Information provided |
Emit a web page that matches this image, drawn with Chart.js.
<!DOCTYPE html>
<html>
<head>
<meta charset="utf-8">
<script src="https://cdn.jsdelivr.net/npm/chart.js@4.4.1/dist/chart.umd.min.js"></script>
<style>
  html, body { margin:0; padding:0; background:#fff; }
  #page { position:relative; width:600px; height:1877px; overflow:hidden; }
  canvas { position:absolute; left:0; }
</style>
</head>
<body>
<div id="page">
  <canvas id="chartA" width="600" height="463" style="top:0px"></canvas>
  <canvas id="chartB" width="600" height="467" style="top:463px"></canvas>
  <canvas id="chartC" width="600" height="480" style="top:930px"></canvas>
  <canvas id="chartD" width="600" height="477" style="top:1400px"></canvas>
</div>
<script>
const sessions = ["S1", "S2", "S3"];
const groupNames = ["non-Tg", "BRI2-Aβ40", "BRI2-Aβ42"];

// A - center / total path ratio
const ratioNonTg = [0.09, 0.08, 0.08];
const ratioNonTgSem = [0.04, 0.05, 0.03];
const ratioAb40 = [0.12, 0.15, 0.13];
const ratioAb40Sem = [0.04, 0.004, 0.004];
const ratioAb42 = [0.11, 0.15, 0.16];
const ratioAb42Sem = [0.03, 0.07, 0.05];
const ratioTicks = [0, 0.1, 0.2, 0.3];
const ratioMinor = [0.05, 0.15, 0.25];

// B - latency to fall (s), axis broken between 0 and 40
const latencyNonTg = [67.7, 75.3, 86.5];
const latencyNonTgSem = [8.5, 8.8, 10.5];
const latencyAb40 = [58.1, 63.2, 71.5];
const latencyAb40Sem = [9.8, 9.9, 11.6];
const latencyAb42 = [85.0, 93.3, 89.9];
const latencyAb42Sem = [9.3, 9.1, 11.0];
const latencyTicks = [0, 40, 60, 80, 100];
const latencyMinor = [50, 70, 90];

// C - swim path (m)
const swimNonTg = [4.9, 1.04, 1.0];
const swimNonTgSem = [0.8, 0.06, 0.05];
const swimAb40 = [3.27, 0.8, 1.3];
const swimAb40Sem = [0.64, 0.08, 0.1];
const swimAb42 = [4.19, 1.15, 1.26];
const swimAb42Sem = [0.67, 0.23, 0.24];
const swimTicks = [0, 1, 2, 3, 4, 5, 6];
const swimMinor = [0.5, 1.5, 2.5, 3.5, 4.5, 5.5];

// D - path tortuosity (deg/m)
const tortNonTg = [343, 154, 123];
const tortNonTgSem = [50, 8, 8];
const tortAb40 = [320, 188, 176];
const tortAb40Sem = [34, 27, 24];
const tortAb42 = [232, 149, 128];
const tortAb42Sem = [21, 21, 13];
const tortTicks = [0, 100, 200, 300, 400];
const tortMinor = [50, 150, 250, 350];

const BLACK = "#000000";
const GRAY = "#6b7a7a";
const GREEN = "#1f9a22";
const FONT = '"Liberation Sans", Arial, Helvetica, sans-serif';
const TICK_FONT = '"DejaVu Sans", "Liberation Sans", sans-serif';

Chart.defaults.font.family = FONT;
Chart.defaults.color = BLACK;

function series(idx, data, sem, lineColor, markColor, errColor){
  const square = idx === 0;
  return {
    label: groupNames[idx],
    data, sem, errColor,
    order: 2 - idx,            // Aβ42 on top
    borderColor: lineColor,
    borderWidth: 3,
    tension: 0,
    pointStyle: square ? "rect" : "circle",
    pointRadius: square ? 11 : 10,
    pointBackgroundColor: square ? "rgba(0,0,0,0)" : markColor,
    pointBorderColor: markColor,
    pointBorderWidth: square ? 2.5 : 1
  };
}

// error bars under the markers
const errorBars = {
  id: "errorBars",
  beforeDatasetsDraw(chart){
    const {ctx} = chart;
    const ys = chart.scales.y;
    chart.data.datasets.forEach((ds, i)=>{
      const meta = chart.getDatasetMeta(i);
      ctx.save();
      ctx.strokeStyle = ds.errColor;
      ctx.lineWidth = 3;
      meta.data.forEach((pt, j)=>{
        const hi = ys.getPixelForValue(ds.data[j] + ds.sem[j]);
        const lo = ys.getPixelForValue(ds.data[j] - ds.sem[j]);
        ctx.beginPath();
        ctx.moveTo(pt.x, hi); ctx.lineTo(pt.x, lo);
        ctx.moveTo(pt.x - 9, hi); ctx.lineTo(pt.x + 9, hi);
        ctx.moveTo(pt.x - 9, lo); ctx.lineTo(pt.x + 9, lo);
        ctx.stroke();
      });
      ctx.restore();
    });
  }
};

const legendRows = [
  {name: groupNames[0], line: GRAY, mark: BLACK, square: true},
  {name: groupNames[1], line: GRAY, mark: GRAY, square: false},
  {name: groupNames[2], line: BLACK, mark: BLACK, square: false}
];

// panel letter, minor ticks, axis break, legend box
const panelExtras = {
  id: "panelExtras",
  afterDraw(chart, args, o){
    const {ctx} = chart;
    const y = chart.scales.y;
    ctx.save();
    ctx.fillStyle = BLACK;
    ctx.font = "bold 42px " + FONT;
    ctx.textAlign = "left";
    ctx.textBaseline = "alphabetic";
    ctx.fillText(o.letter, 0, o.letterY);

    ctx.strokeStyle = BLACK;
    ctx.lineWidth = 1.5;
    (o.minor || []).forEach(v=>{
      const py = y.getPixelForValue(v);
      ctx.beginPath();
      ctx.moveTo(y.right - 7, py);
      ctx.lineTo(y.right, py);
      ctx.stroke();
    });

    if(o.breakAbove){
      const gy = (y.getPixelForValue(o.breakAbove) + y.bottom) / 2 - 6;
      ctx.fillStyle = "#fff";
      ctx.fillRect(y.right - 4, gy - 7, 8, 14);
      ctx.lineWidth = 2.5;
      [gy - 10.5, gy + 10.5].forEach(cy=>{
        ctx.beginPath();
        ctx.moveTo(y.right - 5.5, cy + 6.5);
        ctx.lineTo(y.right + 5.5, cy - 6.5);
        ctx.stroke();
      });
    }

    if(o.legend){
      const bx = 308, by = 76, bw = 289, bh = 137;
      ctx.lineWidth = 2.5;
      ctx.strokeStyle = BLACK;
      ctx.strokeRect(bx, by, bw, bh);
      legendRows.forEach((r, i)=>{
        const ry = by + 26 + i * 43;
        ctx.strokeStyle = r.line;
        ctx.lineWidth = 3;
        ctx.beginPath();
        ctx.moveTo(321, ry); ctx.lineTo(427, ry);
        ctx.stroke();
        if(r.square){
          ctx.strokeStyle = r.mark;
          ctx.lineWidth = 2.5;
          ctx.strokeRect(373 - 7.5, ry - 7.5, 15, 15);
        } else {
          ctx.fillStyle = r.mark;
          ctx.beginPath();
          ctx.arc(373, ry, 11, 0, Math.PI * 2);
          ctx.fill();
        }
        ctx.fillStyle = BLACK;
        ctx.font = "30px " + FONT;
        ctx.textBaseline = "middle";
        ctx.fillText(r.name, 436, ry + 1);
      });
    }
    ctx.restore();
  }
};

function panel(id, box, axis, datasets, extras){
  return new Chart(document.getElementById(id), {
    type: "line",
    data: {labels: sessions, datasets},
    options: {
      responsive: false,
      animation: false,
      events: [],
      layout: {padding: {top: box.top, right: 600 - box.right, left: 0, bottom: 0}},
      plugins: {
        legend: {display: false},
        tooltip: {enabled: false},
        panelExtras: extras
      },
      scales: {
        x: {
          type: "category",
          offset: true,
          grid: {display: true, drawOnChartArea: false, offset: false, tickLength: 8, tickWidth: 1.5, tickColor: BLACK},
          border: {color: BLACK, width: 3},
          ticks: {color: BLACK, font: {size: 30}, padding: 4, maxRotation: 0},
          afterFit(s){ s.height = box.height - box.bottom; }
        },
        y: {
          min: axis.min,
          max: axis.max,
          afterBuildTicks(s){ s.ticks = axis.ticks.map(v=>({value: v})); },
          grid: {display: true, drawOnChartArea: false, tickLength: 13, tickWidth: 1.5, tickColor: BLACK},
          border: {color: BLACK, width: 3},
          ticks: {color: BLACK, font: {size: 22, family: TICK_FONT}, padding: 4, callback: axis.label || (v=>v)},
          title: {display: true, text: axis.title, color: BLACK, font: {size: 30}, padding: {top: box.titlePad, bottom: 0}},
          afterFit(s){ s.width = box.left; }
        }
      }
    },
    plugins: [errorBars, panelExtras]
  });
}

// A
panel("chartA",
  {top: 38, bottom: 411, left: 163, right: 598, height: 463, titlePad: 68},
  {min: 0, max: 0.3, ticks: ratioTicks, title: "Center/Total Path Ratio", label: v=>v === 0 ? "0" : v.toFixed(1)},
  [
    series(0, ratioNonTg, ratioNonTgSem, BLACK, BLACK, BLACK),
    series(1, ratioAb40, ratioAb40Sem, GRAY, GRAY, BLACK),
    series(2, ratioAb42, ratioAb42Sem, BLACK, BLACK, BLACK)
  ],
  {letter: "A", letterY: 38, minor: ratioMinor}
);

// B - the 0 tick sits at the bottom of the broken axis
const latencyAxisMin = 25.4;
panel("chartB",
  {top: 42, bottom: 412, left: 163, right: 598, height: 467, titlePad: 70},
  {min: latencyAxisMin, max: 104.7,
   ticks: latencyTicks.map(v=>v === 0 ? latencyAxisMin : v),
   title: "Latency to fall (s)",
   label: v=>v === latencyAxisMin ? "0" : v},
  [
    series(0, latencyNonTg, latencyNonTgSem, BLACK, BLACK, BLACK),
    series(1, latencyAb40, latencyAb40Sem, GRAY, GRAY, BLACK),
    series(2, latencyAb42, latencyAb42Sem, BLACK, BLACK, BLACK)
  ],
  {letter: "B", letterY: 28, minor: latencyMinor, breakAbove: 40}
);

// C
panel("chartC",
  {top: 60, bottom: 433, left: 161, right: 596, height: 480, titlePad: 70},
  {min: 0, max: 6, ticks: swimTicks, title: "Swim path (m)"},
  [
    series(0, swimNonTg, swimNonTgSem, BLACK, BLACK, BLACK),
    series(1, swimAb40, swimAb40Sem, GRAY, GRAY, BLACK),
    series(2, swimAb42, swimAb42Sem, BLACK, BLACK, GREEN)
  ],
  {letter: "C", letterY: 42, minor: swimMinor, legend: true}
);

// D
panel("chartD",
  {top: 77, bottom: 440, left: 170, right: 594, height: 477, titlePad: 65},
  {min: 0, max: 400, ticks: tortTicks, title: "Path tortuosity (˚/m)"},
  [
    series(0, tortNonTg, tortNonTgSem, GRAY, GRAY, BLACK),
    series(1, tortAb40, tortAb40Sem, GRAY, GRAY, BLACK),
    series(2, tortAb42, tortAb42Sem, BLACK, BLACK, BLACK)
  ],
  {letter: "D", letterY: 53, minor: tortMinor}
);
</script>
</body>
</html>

The exercise | Beginning at the top of the data, extract each line through the line containing "const ratioMinor = [0.05, 0.15, 0.25];" and return those lines exactly, with nothing added.

Exercise output |
Emit a web page that matches this image, drawn with Chart.js.
<!DOCTYPE html>
<html>
<head>
<meta charset="utf-8">
<script src="https://cdn.jsdelivr.net/npm/chart.js@4.4.1/dist/chart.umd.min.js"></script>
<style>
  html, body { margin:0; padding:0; background:#fff; }
  #page { position:relative; width:600px; height:1877px; overflow:hidden; }
  canvas { position:absolute; left:0; }
</style>
</head>
<body>
<div id="page">
  <canvas id="chartA" width="600" height="463" style="top:0px"></canvas>
  <canvas id="chartB" width="600" height="467" style="top:463px"></canvas>
  <canvas id="chartC" width="600" height="480" style="top:930px"></canvas>
  <canvas id="chartD" width="600" height="477" style="top:1400px"></canvas>
</div>
<script>
const sessions = ["S1", "S2", "S3"];
const groupNames = ["non-Tg", "BRI2-Aβ40", "BRI2-Aβ42"];

// A - center / total path ratio
const ratioNonTg = [0.09, 0.08, 0.08];
const ratioNonTgSem = [0.04, 0.05, 0.03];
const ratioAb40 = [0.12, 0.15, 0.13];
const ratioAb40Sem = [0.04, 0.004, 0.004];
const ratioAb42 = [0.11, 0.15, 0.16];
const ratioAb42Sem = [0.03, 0.07, 0.05];
const ratioTicks = [0, 0.1, 0.2, 0.3];
const ratioMinor = [0.05, 0.15, 0.25];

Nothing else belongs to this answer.